■ **Exercise input**:
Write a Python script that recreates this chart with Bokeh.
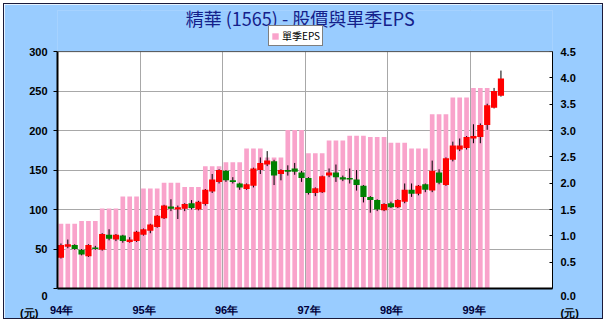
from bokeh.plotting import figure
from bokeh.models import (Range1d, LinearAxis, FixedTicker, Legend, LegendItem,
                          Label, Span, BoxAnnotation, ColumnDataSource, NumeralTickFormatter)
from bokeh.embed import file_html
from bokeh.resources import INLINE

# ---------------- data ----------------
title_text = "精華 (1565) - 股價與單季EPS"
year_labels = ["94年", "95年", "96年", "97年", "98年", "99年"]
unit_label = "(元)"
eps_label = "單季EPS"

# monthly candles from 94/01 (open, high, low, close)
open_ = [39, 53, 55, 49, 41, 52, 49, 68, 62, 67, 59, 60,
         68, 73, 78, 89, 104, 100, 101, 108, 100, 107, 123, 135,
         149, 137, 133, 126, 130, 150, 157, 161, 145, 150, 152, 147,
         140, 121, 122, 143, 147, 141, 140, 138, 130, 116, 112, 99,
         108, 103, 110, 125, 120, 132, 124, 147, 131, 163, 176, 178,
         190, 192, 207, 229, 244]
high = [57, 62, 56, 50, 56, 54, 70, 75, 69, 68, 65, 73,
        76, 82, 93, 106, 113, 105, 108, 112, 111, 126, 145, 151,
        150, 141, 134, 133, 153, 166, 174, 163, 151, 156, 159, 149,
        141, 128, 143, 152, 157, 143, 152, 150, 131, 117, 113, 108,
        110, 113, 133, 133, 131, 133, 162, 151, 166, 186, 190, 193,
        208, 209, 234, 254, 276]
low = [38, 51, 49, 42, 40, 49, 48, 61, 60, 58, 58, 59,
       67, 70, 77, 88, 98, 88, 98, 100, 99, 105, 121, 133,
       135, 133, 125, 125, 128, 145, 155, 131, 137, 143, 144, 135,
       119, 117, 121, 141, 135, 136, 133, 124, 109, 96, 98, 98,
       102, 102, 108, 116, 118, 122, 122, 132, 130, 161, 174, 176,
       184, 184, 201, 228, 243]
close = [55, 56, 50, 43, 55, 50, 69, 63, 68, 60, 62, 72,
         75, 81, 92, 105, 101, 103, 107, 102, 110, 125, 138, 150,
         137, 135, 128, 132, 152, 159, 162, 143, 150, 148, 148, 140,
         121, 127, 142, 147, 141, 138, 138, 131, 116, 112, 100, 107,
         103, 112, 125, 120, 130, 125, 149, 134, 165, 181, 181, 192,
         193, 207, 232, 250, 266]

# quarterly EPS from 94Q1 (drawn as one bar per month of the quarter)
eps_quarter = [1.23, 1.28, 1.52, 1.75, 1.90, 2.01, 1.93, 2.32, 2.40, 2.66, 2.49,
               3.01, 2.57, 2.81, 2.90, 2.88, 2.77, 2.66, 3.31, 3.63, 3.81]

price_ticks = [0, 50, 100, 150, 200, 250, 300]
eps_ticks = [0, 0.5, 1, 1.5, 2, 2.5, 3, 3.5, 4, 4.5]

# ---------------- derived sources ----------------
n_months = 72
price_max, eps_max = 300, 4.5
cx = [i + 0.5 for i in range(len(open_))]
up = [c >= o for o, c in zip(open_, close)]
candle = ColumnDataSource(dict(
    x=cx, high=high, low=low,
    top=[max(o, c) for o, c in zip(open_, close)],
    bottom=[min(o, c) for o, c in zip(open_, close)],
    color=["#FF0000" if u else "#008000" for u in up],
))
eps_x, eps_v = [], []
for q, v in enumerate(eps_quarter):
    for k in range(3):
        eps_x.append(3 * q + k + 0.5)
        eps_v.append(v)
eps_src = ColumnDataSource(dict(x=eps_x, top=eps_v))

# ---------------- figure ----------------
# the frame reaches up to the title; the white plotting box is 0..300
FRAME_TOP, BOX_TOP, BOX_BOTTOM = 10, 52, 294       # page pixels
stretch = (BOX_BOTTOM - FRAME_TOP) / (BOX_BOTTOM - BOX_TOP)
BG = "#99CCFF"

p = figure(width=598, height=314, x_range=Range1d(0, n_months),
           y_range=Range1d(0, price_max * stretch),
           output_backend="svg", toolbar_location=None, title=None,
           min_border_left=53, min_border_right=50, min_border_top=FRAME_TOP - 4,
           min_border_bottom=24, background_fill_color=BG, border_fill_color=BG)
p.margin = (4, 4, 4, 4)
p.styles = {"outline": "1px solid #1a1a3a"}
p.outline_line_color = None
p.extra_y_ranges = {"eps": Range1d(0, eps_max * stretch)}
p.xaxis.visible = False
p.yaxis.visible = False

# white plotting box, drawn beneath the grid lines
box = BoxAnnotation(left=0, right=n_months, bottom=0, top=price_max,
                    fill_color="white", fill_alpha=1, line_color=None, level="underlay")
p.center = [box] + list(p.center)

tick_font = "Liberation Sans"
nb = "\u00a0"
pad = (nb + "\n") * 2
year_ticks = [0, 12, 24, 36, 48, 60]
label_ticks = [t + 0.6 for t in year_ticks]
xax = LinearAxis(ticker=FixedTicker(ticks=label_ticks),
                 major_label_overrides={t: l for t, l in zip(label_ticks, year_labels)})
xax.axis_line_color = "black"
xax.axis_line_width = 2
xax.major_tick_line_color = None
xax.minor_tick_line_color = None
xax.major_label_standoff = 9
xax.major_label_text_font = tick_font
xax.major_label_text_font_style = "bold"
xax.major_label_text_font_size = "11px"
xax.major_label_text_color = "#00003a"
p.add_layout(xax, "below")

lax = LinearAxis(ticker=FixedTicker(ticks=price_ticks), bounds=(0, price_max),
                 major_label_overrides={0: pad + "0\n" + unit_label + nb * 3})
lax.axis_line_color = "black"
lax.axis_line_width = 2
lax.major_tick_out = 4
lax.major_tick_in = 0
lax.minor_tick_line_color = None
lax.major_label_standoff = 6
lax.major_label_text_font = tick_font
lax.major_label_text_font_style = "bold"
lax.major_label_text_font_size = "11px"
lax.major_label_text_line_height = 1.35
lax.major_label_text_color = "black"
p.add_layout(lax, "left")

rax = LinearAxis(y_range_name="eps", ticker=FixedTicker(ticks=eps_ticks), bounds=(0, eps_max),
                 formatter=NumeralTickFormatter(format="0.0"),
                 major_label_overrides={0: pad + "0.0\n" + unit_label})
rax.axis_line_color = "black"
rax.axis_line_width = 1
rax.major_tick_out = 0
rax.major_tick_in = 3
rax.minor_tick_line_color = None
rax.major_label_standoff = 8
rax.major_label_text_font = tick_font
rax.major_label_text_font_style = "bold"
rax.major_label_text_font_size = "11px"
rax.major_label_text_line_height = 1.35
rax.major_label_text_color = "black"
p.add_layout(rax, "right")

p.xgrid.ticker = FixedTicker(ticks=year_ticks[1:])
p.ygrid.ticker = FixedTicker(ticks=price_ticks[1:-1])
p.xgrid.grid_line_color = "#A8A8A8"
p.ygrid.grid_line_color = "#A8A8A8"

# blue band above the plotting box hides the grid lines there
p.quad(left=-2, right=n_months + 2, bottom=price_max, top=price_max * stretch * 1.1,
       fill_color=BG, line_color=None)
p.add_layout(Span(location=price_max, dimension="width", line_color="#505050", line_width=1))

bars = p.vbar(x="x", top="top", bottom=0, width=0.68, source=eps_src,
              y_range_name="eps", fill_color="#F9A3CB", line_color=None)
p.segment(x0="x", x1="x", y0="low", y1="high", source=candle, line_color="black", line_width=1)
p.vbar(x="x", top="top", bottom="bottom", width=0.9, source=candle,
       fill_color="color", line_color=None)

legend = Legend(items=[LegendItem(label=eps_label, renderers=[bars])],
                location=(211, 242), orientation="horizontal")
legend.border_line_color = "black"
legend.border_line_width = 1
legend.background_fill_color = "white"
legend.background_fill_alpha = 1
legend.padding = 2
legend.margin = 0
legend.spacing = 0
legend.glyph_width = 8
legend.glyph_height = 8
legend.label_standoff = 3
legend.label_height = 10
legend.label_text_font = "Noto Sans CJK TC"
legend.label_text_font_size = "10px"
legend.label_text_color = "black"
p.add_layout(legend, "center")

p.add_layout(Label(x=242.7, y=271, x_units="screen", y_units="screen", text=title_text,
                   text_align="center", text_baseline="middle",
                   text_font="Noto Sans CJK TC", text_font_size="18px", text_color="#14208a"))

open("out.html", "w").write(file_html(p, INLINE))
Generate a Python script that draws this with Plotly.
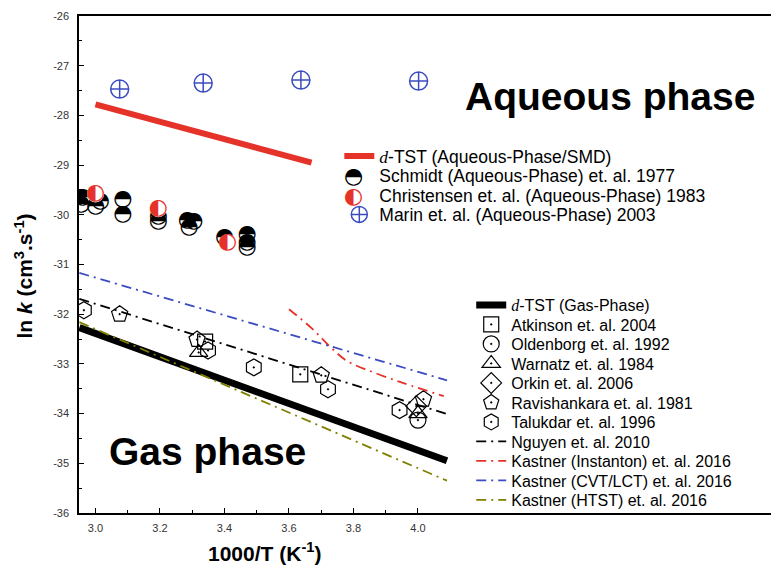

■ **The request**: From the first line above down to the line with "from bokeh.resources import INLINE", reproduce every line and no others, omitting pictures.

■ **Solution to this task**:
Write a Python script that recreates this chart with Bokeh.
from bokeh.plotting import figure
from bokeh.models import (Range1d, LinearAxis, FixedTicker, Legend, LegendItem,
                          Label, Span, BoxAnnotation, ColumnDataSource, NumeralTickFormatter)
from bokeh.embed import file_html
from bokeh.resources import INLINE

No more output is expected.